What the task requires: Copy all of the material word for word, except for the pictures.

Material provided:
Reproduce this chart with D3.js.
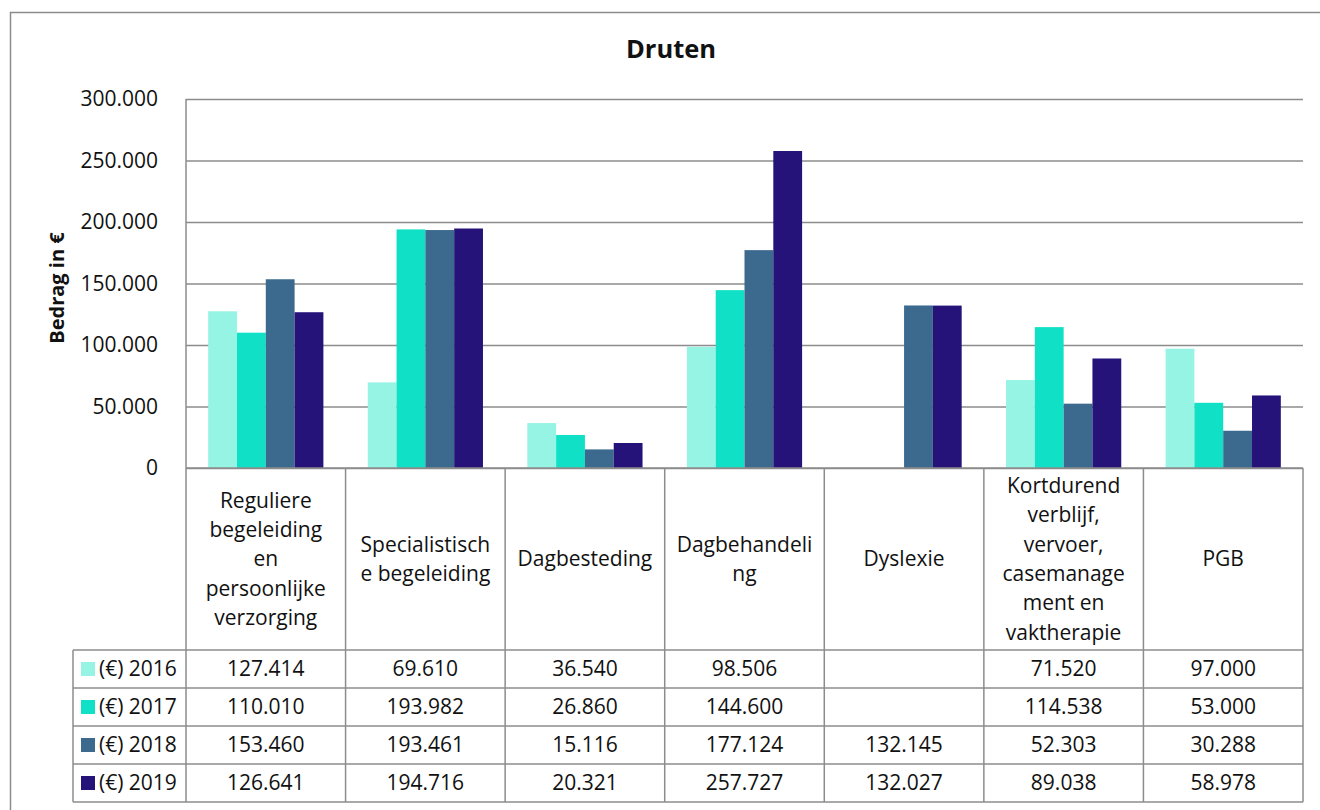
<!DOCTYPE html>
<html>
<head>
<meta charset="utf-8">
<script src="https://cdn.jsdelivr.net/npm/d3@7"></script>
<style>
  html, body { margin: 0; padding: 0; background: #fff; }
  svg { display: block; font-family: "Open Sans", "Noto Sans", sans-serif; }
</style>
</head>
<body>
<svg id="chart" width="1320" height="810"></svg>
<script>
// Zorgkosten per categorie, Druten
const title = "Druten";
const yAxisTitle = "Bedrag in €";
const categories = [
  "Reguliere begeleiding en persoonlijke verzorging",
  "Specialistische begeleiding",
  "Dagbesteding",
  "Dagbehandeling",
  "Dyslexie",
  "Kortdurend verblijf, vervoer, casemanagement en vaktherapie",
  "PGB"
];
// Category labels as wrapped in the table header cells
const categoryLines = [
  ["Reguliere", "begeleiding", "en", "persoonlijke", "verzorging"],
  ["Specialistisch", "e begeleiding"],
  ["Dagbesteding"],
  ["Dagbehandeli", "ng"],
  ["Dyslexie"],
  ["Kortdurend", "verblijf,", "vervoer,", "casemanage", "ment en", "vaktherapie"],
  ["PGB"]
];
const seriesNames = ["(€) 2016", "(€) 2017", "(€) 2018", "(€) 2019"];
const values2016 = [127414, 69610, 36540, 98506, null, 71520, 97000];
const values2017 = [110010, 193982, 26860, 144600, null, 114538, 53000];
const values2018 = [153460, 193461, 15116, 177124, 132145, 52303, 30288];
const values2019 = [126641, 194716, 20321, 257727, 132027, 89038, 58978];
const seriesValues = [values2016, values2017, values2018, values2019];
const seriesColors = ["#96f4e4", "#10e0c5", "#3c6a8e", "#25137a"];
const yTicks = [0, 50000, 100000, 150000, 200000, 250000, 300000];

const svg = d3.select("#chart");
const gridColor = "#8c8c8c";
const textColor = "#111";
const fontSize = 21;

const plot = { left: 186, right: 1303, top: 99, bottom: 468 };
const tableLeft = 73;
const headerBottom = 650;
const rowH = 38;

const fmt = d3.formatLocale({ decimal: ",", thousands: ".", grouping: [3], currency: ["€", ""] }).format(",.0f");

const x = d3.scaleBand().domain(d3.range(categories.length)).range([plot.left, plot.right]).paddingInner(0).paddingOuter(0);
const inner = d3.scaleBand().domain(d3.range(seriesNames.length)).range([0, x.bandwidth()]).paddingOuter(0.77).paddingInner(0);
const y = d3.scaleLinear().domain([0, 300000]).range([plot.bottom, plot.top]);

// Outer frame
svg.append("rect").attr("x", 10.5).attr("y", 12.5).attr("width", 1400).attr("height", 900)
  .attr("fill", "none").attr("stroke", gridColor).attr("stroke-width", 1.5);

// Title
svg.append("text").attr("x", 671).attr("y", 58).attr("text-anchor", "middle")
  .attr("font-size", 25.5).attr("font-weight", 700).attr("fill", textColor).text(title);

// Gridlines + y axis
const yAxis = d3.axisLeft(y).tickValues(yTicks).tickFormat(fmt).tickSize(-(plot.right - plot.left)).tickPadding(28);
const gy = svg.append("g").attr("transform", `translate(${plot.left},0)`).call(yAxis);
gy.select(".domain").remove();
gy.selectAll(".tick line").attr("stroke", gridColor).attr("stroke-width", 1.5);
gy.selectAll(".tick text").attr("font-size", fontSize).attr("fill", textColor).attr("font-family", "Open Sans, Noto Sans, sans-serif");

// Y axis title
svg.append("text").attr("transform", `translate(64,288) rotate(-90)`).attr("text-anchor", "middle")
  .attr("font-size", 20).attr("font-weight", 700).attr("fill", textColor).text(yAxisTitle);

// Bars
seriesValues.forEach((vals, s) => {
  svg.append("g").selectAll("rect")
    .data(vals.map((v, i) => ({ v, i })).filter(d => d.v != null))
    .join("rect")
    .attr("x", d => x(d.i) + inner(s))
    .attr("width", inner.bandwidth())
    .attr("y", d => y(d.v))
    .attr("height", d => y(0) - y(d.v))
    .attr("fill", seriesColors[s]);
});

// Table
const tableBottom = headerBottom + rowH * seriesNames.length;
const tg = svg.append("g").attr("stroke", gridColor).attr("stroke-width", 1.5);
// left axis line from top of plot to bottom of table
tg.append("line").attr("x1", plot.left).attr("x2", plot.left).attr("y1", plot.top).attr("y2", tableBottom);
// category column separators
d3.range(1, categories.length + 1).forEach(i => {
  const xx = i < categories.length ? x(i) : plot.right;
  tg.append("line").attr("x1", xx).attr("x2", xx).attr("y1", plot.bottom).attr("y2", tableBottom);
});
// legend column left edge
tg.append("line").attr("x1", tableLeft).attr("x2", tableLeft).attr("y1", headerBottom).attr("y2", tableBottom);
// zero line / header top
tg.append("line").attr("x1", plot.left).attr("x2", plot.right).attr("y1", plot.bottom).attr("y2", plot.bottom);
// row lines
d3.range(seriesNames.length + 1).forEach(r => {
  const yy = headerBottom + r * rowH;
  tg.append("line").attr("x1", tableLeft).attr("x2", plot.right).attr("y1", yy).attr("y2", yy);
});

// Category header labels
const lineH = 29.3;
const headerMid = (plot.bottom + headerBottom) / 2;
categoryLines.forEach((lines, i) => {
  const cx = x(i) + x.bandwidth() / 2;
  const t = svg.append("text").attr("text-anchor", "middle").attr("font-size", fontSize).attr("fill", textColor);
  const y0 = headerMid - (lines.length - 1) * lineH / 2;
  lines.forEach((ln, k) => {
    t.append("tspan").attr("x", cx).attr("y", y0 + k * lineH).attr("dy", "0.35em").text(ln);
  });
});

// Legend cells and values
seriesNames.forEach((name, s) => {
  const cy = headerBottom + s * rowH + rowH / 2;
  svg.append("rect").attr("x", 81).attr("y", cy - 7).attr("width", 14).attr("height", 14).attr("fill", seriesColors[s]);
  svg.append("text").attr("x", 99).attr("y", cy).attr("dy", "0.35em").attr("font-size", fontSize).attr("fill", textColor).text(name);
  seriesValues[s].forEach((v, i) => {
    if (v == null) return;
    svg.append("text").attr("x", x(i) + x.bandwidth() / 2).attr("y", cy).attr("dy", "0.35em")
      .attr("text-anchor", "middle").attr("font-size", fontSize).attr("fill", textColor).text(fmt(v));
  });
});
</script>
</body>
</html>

Right answer:
Reproduce this chart with D3.js.
<!DOCTYPE html>
<html>
<head>
<meta charset="utf-8">
<script src="https://cdn.jsdelivr.net/npm/d3@7"></script>
<style>
  html, body { margin: 0; padding: 0; background: #fff; }
  svg { display: block; font-family: "Open Sans", "Noto Sans", sans-serif; }
</style>
</head>
<body>
<svg id="chart" width="1320" height="810"></svg>
<script>
// Zorgkosten per categorie, Druten
const title = "Druten";
const yAxisTitle = "Bedrag in €";
const categories = [
  "Reguliere begeleiding en persoonlijke verzorging",
  "Specialistische begeleiding",
  "Dagbesteding",
  "Dagbehandeling",
  "Dyslexie",
  "Kortdurend verblijf, vervoer, casemanagement en vaktherapie",
  "PGB"
];
// Category labels as wrapped in the table header cells
const categoryLines = [
  ["Reguliere", "begeleiding", "en", "persoonlijke", "verzorging"],
  ["Specialistisch", "e begeleiding"],
  ["Dagbesteding"],
  ["Dagbehandeli", "ng"],
  ["Dyslexie"],
  ["Kortdurend", "verblijf,", "vervoer,", "casemanage", "ment en", "vaktherapie"],
  ["PGB"]
];
const seriesNames = ["(€) 2016", "(€) 2017", "(€) 2018", "(€) 2019"];
const values2016 = [127414, 69610, 36540, 98506, null, 71520, 97000];
const values2017 = [110010, 193982, 26860, 144600, null, 114538, 53000];
const values2018 = [153460, 193461, 15116, 177124, 132145, 52303, 30288];
const values2019 = [126641, 194716, 20321, 257727, 132027, 89038, 58978];
const seriesValues = [values2016, values2017, values2018, values2019];
const seriesColors = ["#96f4e4", "#10e0c5", "#3c6a8e", "#25137a"];
const yTicks = [0, 50000, 100000, 150000, 200000, 250000, 300000];

const svg = d3.select("#chart");
const gridColor = "#8c8c8c";
const textColor = "#111";
const fontSize = 21;

const plot = { left: 186, right: 1303, top: 99, bottom: 468 };
const tableLeft = 73;
const headerBottom = 650;
const rowH = 38;

const fmt = d3.formatLocale({ decimal: ",", thousands: ".", grouping: [3], currency: ["€", ""] }).format(",.0f");

const x = d3.scaleBand().domain(d3.range(categories.length)).range([plot.left, plot.right]).paddingInner(0).paddingOuter(0);
const inner = d3.scaleBand().domain(d3.range(seriesNames.length)).range([0, x.bandwidth()]).paddingOuter(0.77).paddingInner(0);
const y = d3.scaleLinear().domain([0, 300000]).range([plot.bottom, plot.top]);

// Outer frame
svg.append("rect").attr("x", 10.5).attr("y", 12.5).attr("width", 1400).attr("height", 900)
  .attr("fill", "none").attr("stroke", gridColor).attr("stroke-width", 1.5);

// Title
svg.append("text").attr("x", 671).attr("y", 58).attr("text-anchor", "middle")
  .attr("font-size", 25.5).attr("font-weight", 700).attr("fill", textColor).text(title);

// Gridlines + y axis
const yAxis = d3.axisLeft(y).tickValues(yTicks).tickFormat(fmt).tickSize(-(plot.right - plot.left)).tickPadding(28);
const gy = svg.append("g").attr("transform", `translate(${plot.left},0)`).call(yAxis);
gy.select(".domain").remove();
gy.selectAll(".tick line").attr("stroke", gridColor).attr("stroke-width", 1.5);
gy.selectAll(".tick text").attr("font-size", fontSize).attr("fill", textColor).attr("font-family", "Open Sans, Noto Sans, sans-serif");

// Y axis title
svg.append("text").attr("transform", `translate(64,288) rotate(-90)`).attr("text-anchor", "middle")
  .attr("font-size", 20).attr("font-weight", 700).attr("fill", textColor).text(yAxisTitle);

// Bars
seriesValues.forEach((vals, s) => {
  svg.append("g").selectAll("rect")
    .data(vals.map((v, i) => ({ v, i })).filter(d => d.v != null))
    .join("rect")
    .attr("x", d => x(d.i) + inner(s))
    .attr("width", inner.bandwidth())
    .attr("y", d => y(d.v))
    .attr("height", d => y(0) - y(d.v))
    .attr("fill", seriesColors[s]);
});

// Table
const tableBottom = headerBottom + rowH * seriesNames.length;
const tg = svg.append("g").attr("stroke", gridColor).attr("stroke-width", 1.5);
// left axis line from top of plot to bottom of table
tg.append("line").attr("x1", plot.left).attr("x2", plot.left).attr("y1", plot.top).attr("y2", tableBottom);
// category column separators
d3.range(1, categories.length + 1).forEach(i => {
  const xx = i < categories.length ? x(i) : plot.right;
  tg.append("line").attr("x1", xx).attr("x2", xx).attr("y1", plot.bottom).attr("y2", tableBottom);
});
// legend column left edge
tg.append("line").attr("x1", tableLeft).attr("x2", tableLeft).attr("y1", headerBottom).attr("y2", tableBottom);
// zero line / header top
tg.append("line").attr("x1", plot.left).attr("x2", plot.right).attr("y1", plot.bottom).attr("y2", plot.bottom);
// row lines
d3.range(seriesNames.length + 1).forEach(r => {
  const yy = headerBottom + r * rowH;
  tg.append("line").attr("x1", tableLeft).attr("x2", plot.right).attr("y1", yy).attr("y2", yy);
});

// Category header labels
const lineH = 29.3;
const headerMid = (plot.bottom + headerBottom) / 2;
categoryLines.forEach((lines, i) => {
  const cx = x(i) + x.bandwidth() / 2;
  const t = svg.append("text").attr("text-anchor", "middle").attr("font-size", fontSize).attr("fill", textColor);
  const y0 = headerMid - (lines.length - 1) * lineH / 2;
  lines.forEach((ln, k) => {
    t.append("tspan").attr("x", cx).attr("y", y0 + k * lineH).attr("dy", "0.35em").text(ln);
  });
});

// Legend cells and values
seriesNames.forEach((name, s) => {
  const cy = headerBottom + s * rowH + rowH / 2;
  svg.append("rect").attr("x", 81).attr("y", cy - 7).attr("width", 14).attr("height", 14).attr("fill", seriesColors[s]);
  svg.append("text").attr("x", 99).attr("y", cy).attr("dy", "0.35em").attr("font-size", fontSize).attr("fill", textColor).text(name);
  seriesValues[s].forEach((v, i) => {
    if (v == null) return;
    svg.append("text").attr("x", x(i) + x.bandwidth() / 2).attr("y", cy).attr("dy", "0.35em")
      .attr("text-anchor", "middle").attr("font-size", fontSize).attr("fill", textColor).text(fmt(v));
  });
});
</script>
</body>
</html>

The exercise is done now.